> **GOAL**: Wherever a line in the data below holds "LaTeX", copy that line.

(Records from a dataset)
------------------------------

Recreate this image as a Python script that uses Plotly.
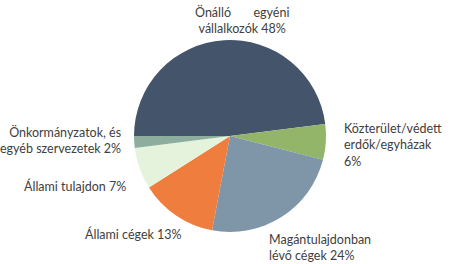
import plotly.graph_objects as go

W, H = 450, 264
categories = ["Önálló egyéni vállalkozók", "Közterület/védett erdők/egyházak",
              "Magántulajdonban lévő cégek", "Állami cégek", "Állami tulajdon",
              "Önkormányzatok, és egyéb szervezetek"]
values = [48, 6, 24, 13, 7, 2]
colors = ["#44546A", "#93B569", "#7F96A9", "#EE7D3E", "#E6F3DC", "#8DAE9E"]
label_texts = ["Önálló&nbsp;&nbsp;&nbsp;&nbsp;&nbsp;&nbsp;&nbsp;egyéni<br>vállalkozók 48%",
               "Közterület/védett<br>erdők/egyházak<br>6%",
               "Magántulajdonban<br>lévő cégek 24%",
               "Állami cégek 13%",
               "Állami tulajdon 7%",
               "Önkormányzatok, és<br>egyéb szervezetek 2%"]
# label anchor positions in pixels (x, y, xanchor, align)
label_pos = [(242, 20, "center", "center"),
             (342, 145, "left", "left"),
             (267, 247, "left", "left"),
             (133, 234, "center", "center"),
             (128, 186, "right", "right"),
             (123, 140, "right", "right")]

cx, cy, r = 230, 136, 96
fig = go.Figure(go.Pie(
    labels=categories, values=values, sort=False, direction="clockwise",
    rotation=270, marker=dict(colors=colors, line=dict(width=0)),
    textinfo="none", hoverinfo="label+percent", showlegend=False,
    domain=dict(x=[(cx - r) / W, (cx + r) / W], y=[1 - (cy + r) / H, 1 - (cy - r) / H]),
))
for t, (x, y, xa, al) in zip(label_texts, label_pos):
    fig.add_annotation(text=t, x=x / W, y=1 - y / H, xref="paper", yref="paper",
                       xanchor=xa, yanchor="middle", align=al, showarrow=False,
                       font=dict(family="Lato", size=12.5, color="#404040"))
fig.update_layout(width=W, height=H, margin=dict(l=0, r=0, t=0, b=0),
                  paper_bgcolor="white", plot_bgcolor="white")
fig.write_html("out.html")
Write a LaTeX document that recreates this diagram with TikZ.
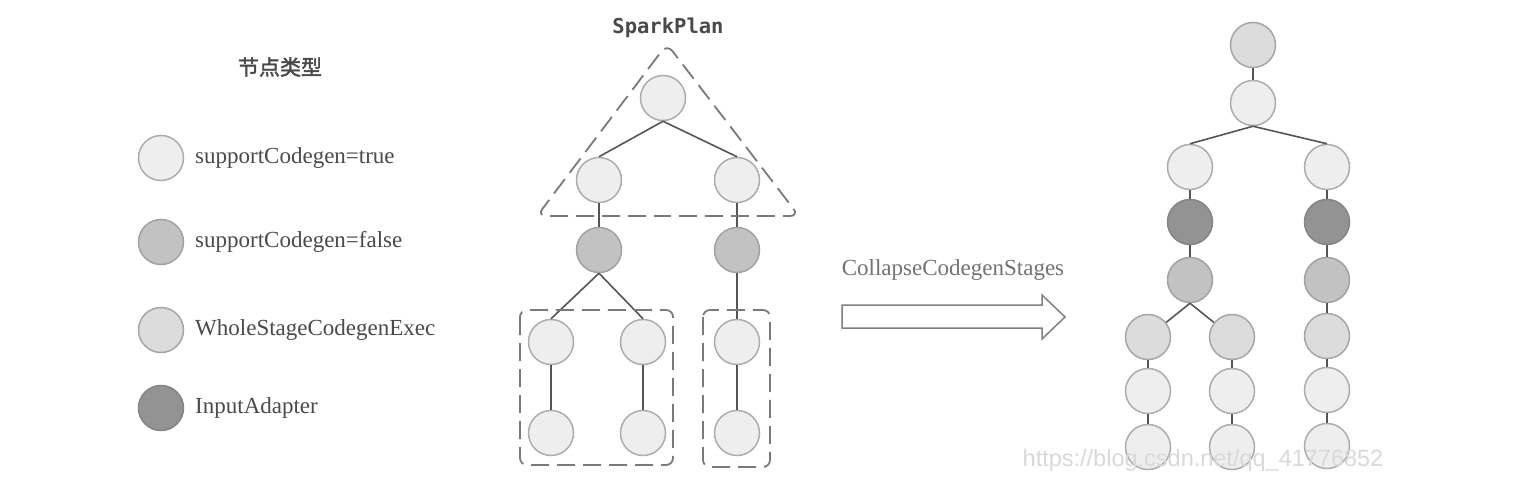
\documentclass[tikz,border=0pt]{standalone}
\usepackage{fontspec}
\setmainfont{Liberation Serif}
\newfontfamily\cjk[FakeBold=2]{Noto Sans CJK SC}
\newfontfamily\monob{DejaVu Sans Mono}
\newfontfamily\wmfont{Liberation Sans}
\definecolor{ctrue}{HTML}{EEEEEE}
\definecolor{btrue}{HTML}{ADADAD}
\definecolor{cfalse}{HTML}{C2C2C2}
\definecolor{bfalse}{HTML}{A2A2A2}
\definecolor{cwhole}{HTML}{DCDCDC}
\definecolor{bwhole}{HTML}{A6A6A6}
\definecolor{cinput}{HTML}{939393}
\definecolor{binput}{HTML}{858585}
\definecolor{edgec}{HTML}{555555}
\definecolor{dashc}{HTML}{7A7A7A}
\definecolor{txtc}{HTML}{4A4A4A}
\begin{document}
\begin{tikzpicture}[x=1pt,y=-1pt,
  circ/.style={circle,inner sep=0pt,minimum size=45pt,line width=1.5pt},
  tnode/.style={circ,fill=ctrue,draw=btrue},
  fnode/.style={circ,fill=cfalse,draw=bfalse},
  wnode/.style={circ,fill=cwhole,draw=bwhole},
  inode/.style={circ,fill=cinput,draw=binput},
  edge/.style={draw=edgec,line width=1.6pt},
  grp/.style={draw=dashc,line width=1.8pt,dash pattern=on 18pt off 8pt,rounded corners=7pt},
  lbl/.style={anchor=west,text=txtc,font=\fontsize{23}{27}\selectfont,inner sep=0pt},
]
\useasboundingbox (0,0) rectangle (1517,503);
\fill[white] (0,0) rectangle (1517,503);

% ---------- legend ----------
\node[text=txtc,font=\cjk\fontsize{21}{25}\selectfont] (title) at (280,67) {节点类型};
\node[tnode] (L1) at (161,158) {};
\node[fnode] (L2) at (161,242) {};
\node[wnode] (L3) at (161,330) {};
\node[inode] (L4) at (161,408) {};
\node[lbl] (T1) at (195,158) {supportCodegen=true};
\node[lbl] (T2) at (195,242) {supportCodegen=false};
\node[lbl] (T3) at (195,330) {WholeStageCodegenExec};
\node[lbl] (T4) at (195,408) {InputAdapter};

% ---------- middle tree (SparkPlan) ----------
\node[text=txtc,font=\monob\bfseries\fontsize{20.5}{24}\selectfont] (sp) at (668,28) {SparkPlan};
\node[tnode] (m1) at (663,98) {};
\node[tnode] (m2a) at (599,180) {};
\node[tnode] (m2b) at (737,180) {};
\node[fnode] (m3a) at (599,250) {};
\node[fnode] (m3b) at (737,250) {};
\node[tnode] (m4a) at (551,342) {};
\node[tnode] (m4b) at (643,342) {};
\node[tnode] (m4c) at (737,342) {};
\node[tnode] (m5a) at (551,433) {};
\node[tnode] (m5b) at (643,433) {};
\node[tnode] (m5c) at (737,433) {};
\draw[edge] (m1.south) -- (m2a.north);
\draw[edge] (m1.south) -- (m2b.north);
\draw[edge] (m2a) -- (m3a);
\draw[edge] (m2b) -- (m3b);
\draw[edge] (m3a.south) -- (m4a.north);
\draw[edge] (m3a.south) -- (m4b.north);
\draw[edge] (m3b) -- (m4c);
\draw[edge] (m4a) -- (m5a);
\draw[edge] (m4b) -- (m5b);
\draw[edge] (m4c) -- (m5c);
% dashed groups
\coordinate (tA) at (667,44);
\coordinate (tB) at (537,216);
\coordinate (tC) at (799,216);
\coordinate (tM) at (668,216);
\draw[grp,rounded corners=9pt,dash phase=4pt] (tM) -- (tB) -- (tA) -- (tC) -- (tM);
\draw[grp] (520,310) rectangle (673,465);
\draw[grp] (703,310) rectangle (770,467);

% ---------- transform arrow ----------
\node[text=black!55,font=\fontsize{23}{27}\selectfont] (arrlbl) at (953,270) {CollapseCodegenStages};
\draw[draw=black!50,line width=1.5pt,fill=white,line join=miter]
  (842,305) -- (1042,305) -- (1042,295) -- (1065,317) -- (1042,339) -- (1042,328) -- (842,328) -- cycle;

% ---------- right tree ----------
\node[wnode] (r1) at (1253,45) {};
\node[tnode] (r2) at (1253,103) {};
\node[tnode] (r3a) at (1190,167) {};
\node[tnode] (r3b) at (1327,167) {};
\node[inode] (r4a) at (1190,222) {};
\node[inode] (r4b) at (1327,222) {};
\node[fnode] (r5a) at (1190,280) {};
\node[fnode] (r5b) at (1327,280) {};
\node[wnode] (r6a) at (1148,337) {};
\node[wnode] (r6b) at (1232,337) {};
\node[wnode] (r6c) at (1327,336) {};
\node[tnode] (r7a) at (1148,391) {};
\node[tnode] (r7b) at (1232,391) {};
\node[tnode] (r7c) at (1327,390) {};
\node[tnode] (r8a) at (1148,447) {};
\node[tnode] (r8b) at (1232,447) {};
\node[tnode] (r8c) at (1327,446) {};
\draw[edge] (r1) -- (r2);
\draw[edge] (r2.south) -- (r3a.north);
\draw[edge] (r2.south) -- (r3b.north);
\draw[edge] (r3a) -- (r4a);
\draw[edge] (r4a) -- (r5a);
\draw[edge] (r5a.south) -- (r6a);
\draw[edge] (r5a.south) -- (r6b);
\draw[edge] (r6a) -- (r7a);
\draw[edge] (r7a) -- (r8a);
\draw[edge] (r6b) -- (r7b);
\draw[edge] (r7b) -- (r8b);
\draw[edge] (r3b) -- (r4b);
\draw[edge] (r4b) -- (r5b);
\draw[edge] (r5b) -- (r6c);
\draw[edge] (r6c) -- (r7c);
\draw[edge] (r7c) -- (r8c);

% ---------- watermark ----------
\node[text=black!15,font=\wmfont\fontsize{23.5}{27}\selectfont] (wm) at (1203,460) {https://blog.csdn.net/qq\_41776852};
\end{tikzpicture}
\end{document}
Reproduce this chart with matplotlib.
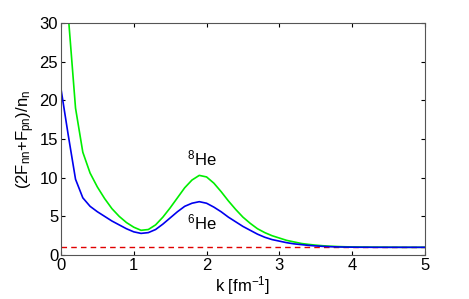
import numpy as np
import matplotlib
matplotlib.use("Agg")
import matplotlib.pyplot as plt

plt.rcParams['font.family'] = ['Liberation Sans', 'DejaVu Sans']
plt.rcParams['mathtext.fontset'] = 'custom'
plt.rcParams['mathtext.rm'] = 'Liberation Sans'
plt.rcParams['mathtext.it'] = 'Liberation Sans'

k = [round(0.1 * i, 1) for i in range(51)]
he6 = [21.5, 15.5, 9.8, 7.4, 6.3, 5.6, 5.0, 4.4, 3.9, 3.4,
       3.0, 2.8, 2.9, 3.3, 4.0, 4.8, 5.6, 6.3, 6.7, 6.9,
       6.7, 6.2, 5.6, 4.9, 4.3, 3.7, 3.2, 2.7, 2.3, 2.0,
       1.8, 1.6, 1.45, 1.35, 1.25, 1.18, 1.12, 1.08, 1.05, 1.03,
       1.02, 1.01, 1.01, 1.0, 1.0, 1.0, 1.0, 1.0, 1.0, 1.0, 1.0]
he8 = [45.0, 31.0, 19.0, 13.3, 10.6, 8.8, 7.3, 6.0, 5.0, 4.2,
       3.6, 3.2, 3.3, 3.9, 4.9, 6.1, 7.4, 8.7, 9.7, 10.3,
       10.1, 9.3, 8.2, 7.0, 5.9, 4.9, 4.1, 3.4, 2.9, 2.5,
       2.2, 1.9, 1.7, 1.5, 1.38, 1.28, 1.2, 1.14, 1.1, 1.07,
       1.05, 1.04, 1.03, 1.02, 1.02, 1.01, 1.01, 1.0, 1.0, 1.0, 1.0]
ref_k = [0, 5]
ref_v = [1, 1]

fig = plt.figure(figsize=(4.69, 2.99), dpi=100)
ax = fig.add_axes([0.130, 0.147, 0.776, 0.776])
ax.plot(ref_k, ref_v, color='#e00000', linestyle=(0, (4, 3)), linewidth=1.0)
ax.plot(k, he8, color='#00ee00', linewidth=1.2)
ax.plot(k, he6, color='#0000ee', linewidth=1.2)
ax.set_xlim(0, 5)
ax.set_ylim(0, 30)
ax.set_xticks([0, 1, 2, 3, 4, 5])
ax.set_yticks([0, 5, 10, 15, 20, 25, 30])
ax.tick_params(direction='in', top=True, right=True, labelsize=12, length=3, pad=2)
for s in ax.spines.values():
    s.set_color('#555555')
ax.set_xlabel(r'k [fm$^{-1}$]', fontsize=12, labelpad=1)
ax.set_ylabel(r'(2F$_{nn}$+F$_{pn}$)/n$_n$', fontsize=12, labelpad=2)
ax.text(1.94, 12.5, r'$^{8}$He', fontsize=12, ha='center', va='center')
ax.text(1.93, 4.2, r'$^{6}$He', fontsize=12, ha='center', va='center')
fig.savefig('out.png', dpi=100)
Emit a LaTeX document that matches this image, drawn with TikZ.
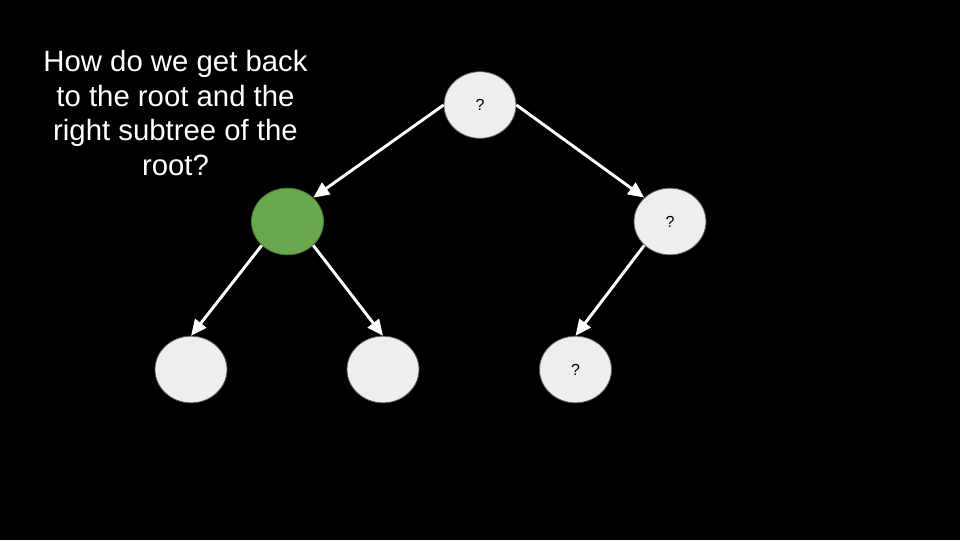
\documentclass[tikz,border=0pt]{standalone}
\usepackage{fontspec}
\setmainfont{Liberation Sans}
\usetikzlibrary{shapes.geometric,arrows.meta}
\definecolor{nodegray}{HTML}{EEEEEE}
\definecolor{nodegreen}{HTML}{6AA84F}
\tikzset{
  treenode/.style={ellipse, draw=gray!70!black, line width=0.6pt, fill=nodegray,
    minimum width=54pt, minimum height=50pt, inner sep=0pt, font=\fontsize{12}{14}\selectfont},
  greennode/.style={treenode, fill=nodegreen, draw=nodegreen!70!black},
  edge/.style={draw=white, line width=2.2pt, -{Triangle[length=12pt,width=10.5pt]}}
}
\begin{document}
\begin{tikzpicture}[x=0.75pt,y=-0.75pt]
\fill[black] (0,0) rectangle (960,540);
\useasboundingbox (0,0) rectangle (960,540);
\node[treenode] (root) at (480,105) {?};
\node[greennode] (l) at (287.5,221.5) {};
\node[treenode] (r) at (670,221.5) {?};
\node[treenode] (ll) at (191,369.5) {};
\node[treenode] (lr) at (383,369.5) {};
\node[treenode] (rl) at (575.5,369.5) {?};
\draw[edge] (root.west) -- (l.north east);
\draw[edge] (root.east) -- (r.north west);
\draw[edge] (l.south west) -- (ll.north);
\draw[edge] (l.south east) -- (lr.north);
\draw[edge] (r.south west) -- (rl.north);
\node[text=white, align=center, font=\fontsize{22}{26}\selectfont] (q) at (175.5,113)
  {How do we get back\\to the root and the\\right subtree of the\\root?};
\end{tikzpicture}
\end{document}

------------------------------

> **FINISHED EXERCISE**:
Write a LaTeX document that recreates this diagram with TikZ.
Emit a LaTeX document that matches this image, drawn with TikZ.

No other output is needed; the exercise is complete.